主としていけた桃は「兆す木」。中国から伝わり、邪気を祓うエネルギーがあるとされています。黒い桃の枝で「桃矢」「桃弓」「桃杖」をこしらえて用いたそうです。桃色の愛らしい花は「いづれ散るもの」とあまり頓着されず、むしろ若芽に宿る生命力こそ重要視されていたというのは面白いところです。桃の実は病人を癒やす薬と考えられていたのですが、いまでも桃を病人へのお見舞いの品とする風習は、ここから来ているのでしょうか。
“いつか結ばれる”
丸く結んだ枝垂柳。古代中国では恋人と別れるときに再会を願い、柳を折ったり結んだりして贈ったのだそうです。その習慣を万葉人が取り入れ、歌に詠み込んでいるのです。
“生命力をとりこむ”
嫁菜は、現在では栽培用の品種が「都忘れ」としてよく知られています。古くは若芽を和えものや吸い物にして、春の香りが食されてきました。
“亡き人の面影に”
植物の生態と歌ことばの意味には深い関係があります。
例えば、山吹(写真ではまだ蕾なのですが)を詠み込んだ歌。
山吹の立ちよそひたる山清水 汲みに行かめど道の知らなく
巻二 高市皇子
「山吹の咲く山の清水を汲みに行きたいけれど、その道がわからない」
山吹の花の「黄」色と清水の「泉」で黄泉の寓意となっています。また黄色は土の色、黄土は墓を暗示します。
「黄泉」はあの世であると同時に、「“よみ”がえり」の世界でもあります。この歌では「黄泉の国へ行ってしまった人に会いたいが、道がわからない」と意図的に言っているのでしょう。「よみがえりの国」へきちんと送ることで、会いたい人がいつか甦ってくれることを願っているのです。
山吹は別名「面影草」とも呼ばれ、亡き人の面影を偲ぶ心もその姿に伝わります。そして風に揺れる姿からか、万葉集では「山振」の漢字が当てられています。古代、揺れるものに魂が宿るとされたのもなるほど、と思わされます。

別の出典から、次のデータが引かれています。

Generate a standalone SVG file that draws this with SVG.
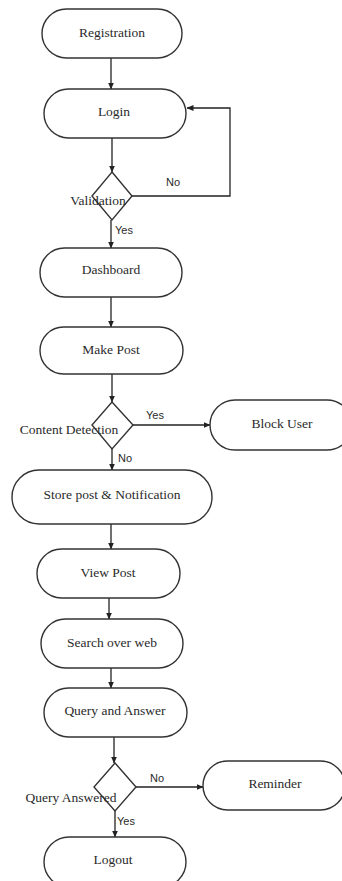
<svg xmlns="http://www.w3.org/2000/svg" width="342" height="881" viewBox="0 0 342 881">
<defs>
<marker id="arr" markerWidth="7" markerHeight="6" refX="6.5" refY="3" orient="auto" markerUnits="userSpaceOnUse">
<path d="M0,0 L7,3 L0,6 Z" fill="#222"/>
</marker>
<style>
.n{fill:#fff;stroke:#333;stroke-width:1.4}
.t{font-family:"Liberation Serif","Times New Roman",serif;font-size:13.5px;fill:#2a2a2a;text-anchor:middle}
.l{font-family:"Liberation Sans",Arial,sans-serif;font-size:11px;fill:#2a2a2a;text-anchor:middle}
.c{fill:none;stroke:#222;stroke-width:1.3;marker-end:url(#arr)}
.p{fill:none;stroke:#222;stroke-width:1.3}
</style>
</defs>
<rect width="342" height="881" fill="#fff"/>
<g id="connectors">
<line class="c" x1="111" y1="58" x2="111" y2="89"/>
<line class="c" x1="112" y1="138" x2="112" y2="172"/>
<polyline class="c" points="132,196 230,196 230,108 187,108"/>
<line class="c" x1="111" y1="220" x2="111" y2="248"/>
<line class="c" x1="111" y1="297" x2="111" y2="327"/>
<line class="c" x1="112" y1="374" x2="112" y2="402"/>
<line class="c" x1="133" y1="425" x2="210" y2="425"/>
<line class="c" x1="112" y1="449" x2="112" y2="470"/>
<line class="c" x1="111" y1="524" x2="111" y2="549"/>
<line class="c" x1="109" y1="598" x2="109" y2="619"/>
<line class="c" x1="111" y1="668" x2="111" y2="688"/>
<line class="c" x1="114" y1="737" x2="114" y2="763"/>
<line class="c" x1="136" y1="787" x2="203" y2="787"/>
<line class="c" x1="115" y1="811" x2="115" y2="837"/>
<text class="l" x="173" y="186">No</text>
<text class="l" x="124" y="234">Yes</text>
<text class="l" x="155" y="419">Yes</text>
<text class="l" x="125" y="462">No</text>
<text class="l" x="157" y="782">No</text>
<text class="l" x="126" y="825">Yes</text>
</g>
<g id="registration"><rect class="n" x="42" y="9" width="140" height="49" rx="24.5"/><text class="t" x="112" y="36.5">Registration</text></g>
<g id="login"><rect class="n" x="44" y="89" width="142" height="49" rx="24.5"/><text class="t" x="114" y="116">Login</text></g>
<g id="validation"><polygon class="n" points="112,172 132,196 112,220 92,196"/><text class="t" x="98" y="205">Validation</text></g>
<g id="dashboard"><rect class="n" x="40" y="248" width="142" height="49" rx="24.5"/><text class="t" x="111" y="274">Dashboard</text></g>
<g id="makepost"><rect class="n" x="40" y="327" width="143" height="47" rx="23.5"/><text class="t" x="111" y="354">Make Post</text></g>
<g id="contentdetection"><polygon class="n" points="112,402 133,425 112,449 92,425"/><text class="t" x="69" y="434">Content Detection</text></g>
<g id="blockuser"><rect class="n" x="210" y="400" width="142" height="50" rx="25"/><text class="t" x="282" y="428">Block User</text></g>
<g id="storepost"><rect class="n" x="12" y="470" width="200" height="54" rx="27"/><text class="t" x="112" y="499">Store post &amp; Notification</text></g>
<g id="viewpost"><rect class="n" x="37" y="549" width="143" height="49" rx="24.5"/><text class="t" x="108" y="577">View Post</text></g>
<g id="search"><rect class="n" x="41" y="619" width="142" height="49" rx="24.5"/><text class="t" x="112" y="647">Search over web</text></g>
<g id="queryanswer"><rect class="n" x="44" y="688" width="143" height="49" rx="24.5"/><text class="t" x="115" y="715">Query and Answer</text></g>
<g id="queryanswered"><polygon class="n" points="115,763 136,787 115,811 94,787"/><text class="t" x="71" y="802">Query Answered</text></g>
<g id="reminder"><rect class="n" x="203" y="761" width="142" height="49" rx="24.5"/><text class="t" x="275" y="788">Reminder</text></g>
<g id="logout"><rect class="n" x="44" y="837" width="142" height="50" rx="25"/><text class="t" x="113" y="864">Logout</text></g>
</svg>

たくさんの桃をいけ込んで、見た目にあまり洗練されたものではないのですが、山吹に黄泉の国へ旅立った方々を偲びつつ、桃にはいま生きる人たちが安らかでありますように、そして嫁菜には春の力をもらって無事に過ごせますように、との思いを込めました。結ばれた枝垂柳は再会の印であり、また命のつながりでもあるはずです。